╭─ EXERCISE INPUTS

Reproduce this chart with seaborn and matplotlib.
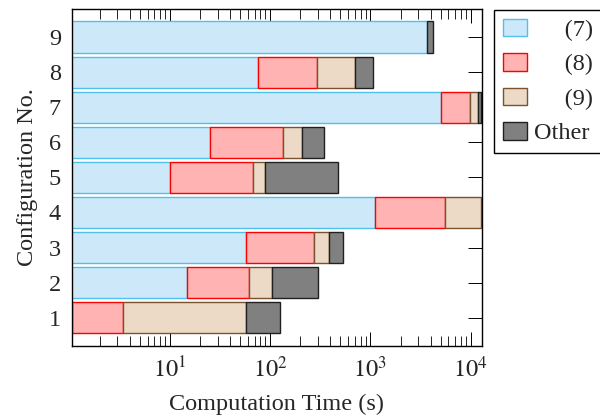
import numpy as np
import pandas as pd
import matplotlib
matplotlib.use("Agg")
import matplotlib.pyplot as plt
import seaborn as sns

# ---- data (seconds per stage, per configuration) ----
configs = [1, 2, 3, 4, 5, 6, 7, 8, 9]
stage7 = [1.07, 15.0, 57.1, 1107, 10.0, 25.0, 5100, 76.6, 3650]
stage8 = [2.37, 47.2, 216, 4413, 57.6, 111, 4760, 220, 0]
stage9 = [53.7, 43.3, 112, 7180, 21.0, 72, 2090, 406, 0]
other = [68, 192.5, 146, 0, 391, 140, 650, 369, 540]

labels = ["(7)", "(8)", "(9)", "Other"]
fills = ["#cde9f9", "#ffb3b3", "#ecd9c6", "#808080"]
edges = ["#4fc1ea", "#ff0000", "#7a5230", "#202020"]

sns.set_theme(style="white")
plt.rcParams["font.family"] = ["Liberation Serif", "DejaVu Serif"]
plt.rcParams["mathtext.fontset"] = "stix"
FS = 17.5
plt.rcParams["font.size"] = FS

segs = ["s7", "s8", "s9", "other"]
df = pd.DataFrame({"config": configs, "s7": stage7, "s8": stage8,
                   "s9": stage9, "other": other})
df["c1"] = df["s7"]
df["c2"] = df["c1"] + df["s8"]
df["c3"] = df["c2"] + df["s9"]
df["c4"] = df["c3"] + df["other"]
cols = ["c1", "c2", "c3", "c4"]

fig = plt.figure(figsize=(6, 4.18), dpi=100)
ax = fig.add_axes([0.12, 0.173, 0.683, 0.805])

for i in range(4):
    n_before = len(ax.containers)
    sns.barplot(data=df, x=segs[i], y="config", orient="h", native_scale=True,
                width=0.9, color=fills[i], edgecolor=edges[i], linewidth=1.0,
                saturation=1, errorbar=None, label=labels[i], ax=ax)
    cont = ax.containers[n_before]
    start = np.zeros(len(df)) if i == 0 else df[cols[i - 1]].to_numpy()
    for p, st, v in zip(cont.patches, start, df[segs[i]].to_numpy()):
        p.set_x(st)
        p.set_width(v)
        if v <= 0:
            p.set_visible(False)
if ax.get_legend() is not None:
    ax.get_legend().remove()

ax.set_xscale("log")
ax.set_xlim(1.06, 12900)
ax.set_ylim(0.2, 9.8)
ax.set_yticks(configs)
ax.set_yticklabels([str(c) for c in configs])
ax.set_xticks([10, 100, 1000, 10000])
ax.set_xticklabels([r"$10^{%d}$" % k for k in range(1, 5)])
ax.set_xlabel("Computation Time (s)", labelpad=8, fontsize=FS)
ax.set_ylabel("Configuration No.", labelpad=8, fontsize=FS)

ax.tick_params(axis="both", which="major", direction="in", length=10,
               width=0.7, color="black", top=True, right=True, bottom=True,
               left=True, pad=8, labelsize=FS)
ax.tick_params(axis="x", which="minor", direction="in", length=7, width=0.6,
               color="black", top=True, bottom=True)
ax.tick_params(axis="y", which="minor", left=False, right=False)
for s in ax.spines.values():
    s.set_color("black")
    s.set_linewidth(1.0)

h, l = ax.get_legend_handles_labels()
order = [l.index(x) for x in labels]
leg = fig.legend([h[k] for k in order], [l[k] for k in order],
                 loc="upper left", bbox_to_anchor=(494 / 600, 1 - 10 / 418),
                 frameon=True, fancybox=False, edgecolor="black",
                 framealpha=1, borderpad=0.35, handlelength=1.0,
                 handleheight=0.75, handletextpad=0.3, labelspacing=0.5,
                 borderaxespad=0, fontsize=FS)
leg.get_frame().set_linewidth(1.0)
for t, lab in zip(leg.get_texts(), labels):
    if lab != "Other":
        t.set_text("     " + lab)

fig.savefig("out.png", dpi=100)
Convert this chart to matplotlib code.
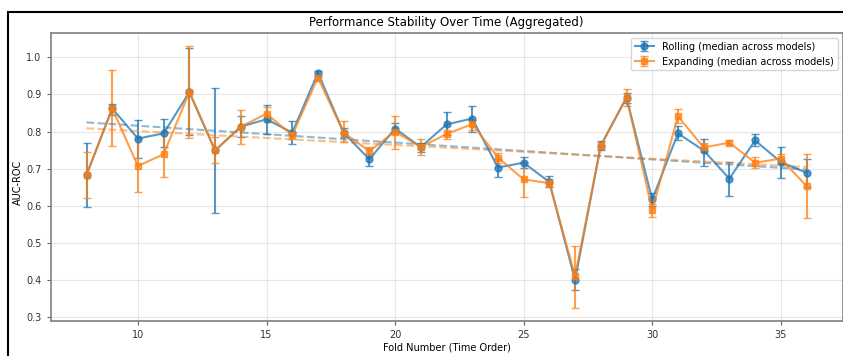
import numpy as np
import matplotlib.pyplot as plt
from matplotlib.patches import Rectangle

folds = np.arange(8, 37)

# median AUC across models per fold
roll_med = [0.683, 0.862, 0.781, 0.795, 0.906, 0.749, 0.813, 0.833, 0.797, 0.958,
            0.797, 0.725, 0.808, 0.758, 0.819, 0.835, 0.703, 0.716, 0.664, 0.400,
            0.762, 0.891, 0.617, 0.795, 0.749, 0.673, 0.776, 0.718, 0.689]
roll_lo = [0.598, 0.845, 0.730, 0.757, 0.790, 0.580, 0.784, 0.793, 0.767, 0.950,
           0.785, 0.707, 0.795, 0.745, 0.790, 0.800, 0.677, 0.702, 0.650, 0.373,
           0.750, 0.878, 0.600, 0.776, 0.707, 0.626, 0.761, 0.675, 0.650]
roll_hi = [0.770, 0.875, 0.832, 0.834, 1.026, 0.918, 0.843, 0.871, 0.827, 0.962,
           0.810, 0.740, 0.822, 0.770, 0.853, 0.870, 0.725, 0.731, 0.680, 0.430,
           0.775, 0.905, 0.635, 0.815, 0.780, 0.719, 0.792, 0.759, 0.727]

exp_med = [0.683, 0.862, 0.707, 0.739, 0.906, 0.749, 0.813, 0.848, 0.790, 0.945,
           0.797, 0.747, 0.800, 0.758, 0.793, 0.820, 0.730, 0.671, 0.661, 0.411,
           0.762, 0.893, 0.588, 0.841, 0.757, 0.770, 0.716, 0.727, 0.653]
exp_lo = [0.622, 0.761, 0.637, 0.677, 0.783, 0.715, 0.766, 0.825, 0.780, 0.938,
          0.772, 0.735, 0.754, 0.736, 0.780, 0.805, 0.715, 0.624, 0.650, 0.325,
          0.752, 0.869, 0.570, 0.822, 0.745, 0.764, 0.703, 0.712, 0.568]
exp_hi = [0.746, 0.966, 0.780, 0.800, 1.030, 0.786, 0.859, 0.866, 0.800, 0.952,
          0.828, 0.758, 0.843, 0.781, 0.805, 0.832, 0.743, 0.718, 0.672, 0.493,
          0.772, 0.914, 0.605, 0.860, 0.770, 0.776, 0.731, 0.740, 0.740]

roll_med = np.array(roll_med)
exp_med = np.array(exp_med)
roll_err = [roll_med - np.array(roll_lo), np.array(roll_hi) - roll_med]
exp_err = [exp_med - np.array(exp_lo), np.array(exp_hi) - exp_med]

fig = plt.figure(figsize=(8.43, 3.56), dpi=100)
ax = fig.add_axes([50.5/843, 1 - 321/356, 792/843, 288/356])

ax.errorbar(folds, roll_med, yerr=roll_err, marker='o', markersize=5, capsize=3,
            linewidth=1.5, alpha=0.75, color='C0', label='Rolling (median across models)')
ax.errorbar(folds, exp_med, yerr=exp_err, marker='s', markersize=5, capsize=3,
            linewidth=1.5, alpha=0.75, color='C1', label='Expanding (median across models)')

# linear trends
for med, c in [(roll_med, 'C0'), (exp_med, 'C1')]:
    p = np.polyfit(folds, med, 1)
    ax.plot(folds, np.polyval(p, folds), '--', color=c, alpha=0.5, linewidth=1.5)

ax.set_title('Performance Stability Over Time (Aggregated)', fontsize=8.5, pad=5)
ax.set_xlabel('Fold Number (Time Order)', fontsize=7, labelpad=2)
ax.set_ylabel('AUC-ROC', fontsize=7)
ax.yaxis.set_label_coords(-27.5/792, 0.48)
ax.tick_params(labelsize=7, color='0.4', labelcolor='0.2', length=3)
ax.set_xticks([10, 15, 20, 25, 30, 35])
ax.grid(True, alpha=0.3)
for s in ax.spines.values():
    s.set_color('0.5')
    s.set_linewidth(1.2)
ax.legend(loc='upper right', fontsize=7)

fig.patches.append(Rectangle((8/843, -0.1), 1.2, 1 - 11.5/356 + 0.1,
                             transform=fig.transFigure, fill=False,
                             edgecolor='black', linewidth=1.5))

fig.savefig('out.png', dpi=100)
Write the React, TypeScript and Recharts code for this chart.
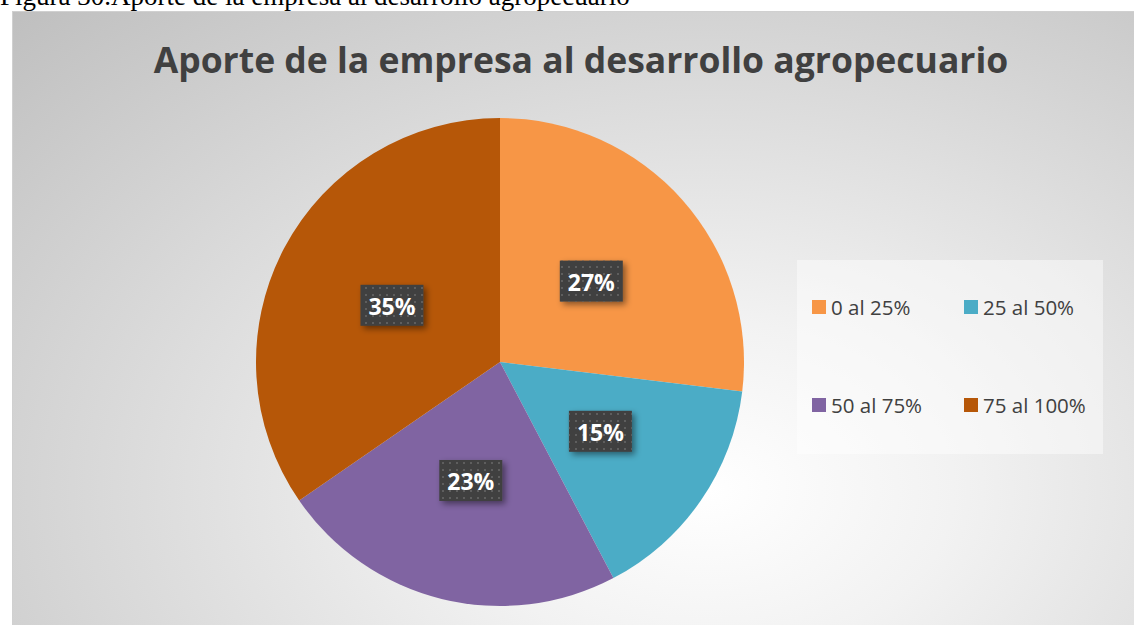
import React from 'react';
import { PieChart, Pie, Cell, Legend } from 'recharts';

// Datos (frecuencias; los porcentajes salen de ellas)
const categories = ['0 al 25%', '25 al 50%', '50 al 75%', '75 al 100%'];
const values = [7, 4, 6, 9];
const colors = ['#F79646', '#4BACC6', '#8064A2', '#B65708'];

const chartData = categories.map((name, i) => ({ name, value: values[i] }));

const FONT = '"Open Sans", "Noto Sans", sans-serif';

// etiqueta oscura con trama de puntos, al 50% del radio
function renderLabel(props: any) {
  const { cx, cy, midAngle, outerRadius, percent } = props;
  const RAD = Math.PI / 180;
  const r = outerRadius * 0.5;
  const x = cx + r * Math.cos(-midAngle * RAD);
  const y = cy + r * Math.sin(-midAngle * RAD);
  const w = 63;
  const h = 41;
  return (
    <g>
      <rect
        x={x - w / 2} y={y - h / 2} width={w} height={h}
        fill="#404040" filter="url(#lblShadow)"
      />
      <rect x={x - w / 2} y={y - h / 2} width={w} height={h} fill="url(#dots)" />
      <text
        x={x} y={y + 1} textAnchor="middle" dominantBaseline="central"
        fill="#ffffff" fontFamily={FONT} fontWeight={700} fontSize={23}
      >
        {`${Math.round(percent * 100)}%`}
      </text>
    </g>
  );
}

function LegendBox() {
  return (
    <div style={{
      width: 306, height: 194, background: 'rgba(255,255,255,0.45)',
      position: 'relative', fontFamily: FONT, fontSize: 20.5, color: '#404040',
    }}>
      {categories.map((c, i) => {
        const col = i % 2;
        const row = Math.floor(i / 2);
        return (
          <div key={c} style={{
            position: 'absolute', left: 15 + col * 152, top: 33 + row * 98,
            display: 'flex', alignItems: 'center', whiteSpace: 'nowrap',
          }}>
            <span style={{ width: 14, height: 14, background: colors[i], display: 'inline-block', marginRight: 5 }} />
            <span>{c}</span>
          </div>
        );
      })}
    </div>
  );
}

export default function App() {
  return (
    <div style={{
      position: 'fixed', left: 0, top: 0, width: 1134, height: 625,
      background: '#ffffff', overflow: 'hidden',
    }}>
      <div style={{
        position: 'absolute', left: 0, top: -19, whiteSpace: 'nowrap',
        fontFamily: '"Liberation Serif", serif', fontSize: 27, color: '#000',
      }}>
        Figura 30.Aporte de la empresa al desarrollo agropecuario
      </div>
      <div style={{
        position: 'absolute', left: 12, top: 11, width: 1122, height: 614,
        boxSizing: 'border-box', borderLeft: '1px solid #d0d0d0', borderTop: '1px solid #d0d0d0',
        background: 'radial-gradient(ellipse farthest-corner at 62% 78%, #ffffff 0%, #f2f2f2 25%, #bfbfbf 100%)',
      }}>
        <PieChart width={1122} height={614} margin={{ top: 0, right: 0, bottom: 0, left: 0 }}>
          <defs>
            <pattern id="dots" width="7" height="7" patternUnits="userSpaceOnUse">
              <rect x="2" y="2" width="2" height="2" fill="#5e5e5e" />
            </pattern>
            <filter id="lblShadow" x="-30%" y="-30%" width="160%" height="160%">
              <feDropShadow dx="3" dy="3" stdDeviation="3" floodColor="#000" floodOpacity="0.45" />
            </filter>
          </defs>
          <text
            x={568} y={47} textAnchor="middle" dominantBaseline="central"
            fill="#404040" fontFamily={FONT} fontWeight={700} fontSize={35.5}
          >
            Aporte de la empresa al desarrollo agropecuario
          </text>
          <Pie
            data={chartData}
            dataKey="value"
            nameKey="name"
            cx={487}
            cy={350}
            outerRadius={244}
            startAngle={90}
            endAngle={-270}
            stroke="none"
            labelLine={false}
            label={renderLabel}
            isAnimationActive={false}
          >
            {chartData.map((d, i) => <Cell key={d.name} fill={colors[i]} />)}
          </Pie>
          <Legend
            content={() => <LegendBox />}
            wrapperStyle={{ position: 'absolute', left: 784, top: 248, width: 306, height: 194 }}
          />
        </PieChart>
      </div>
    </div>
  );
}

╰─

** SET EXERCISE **
Count every line in the preceding entries where the string "seaborn" appears, then state only the total.

** SOLUTION FOR THIS EXERCISE **
2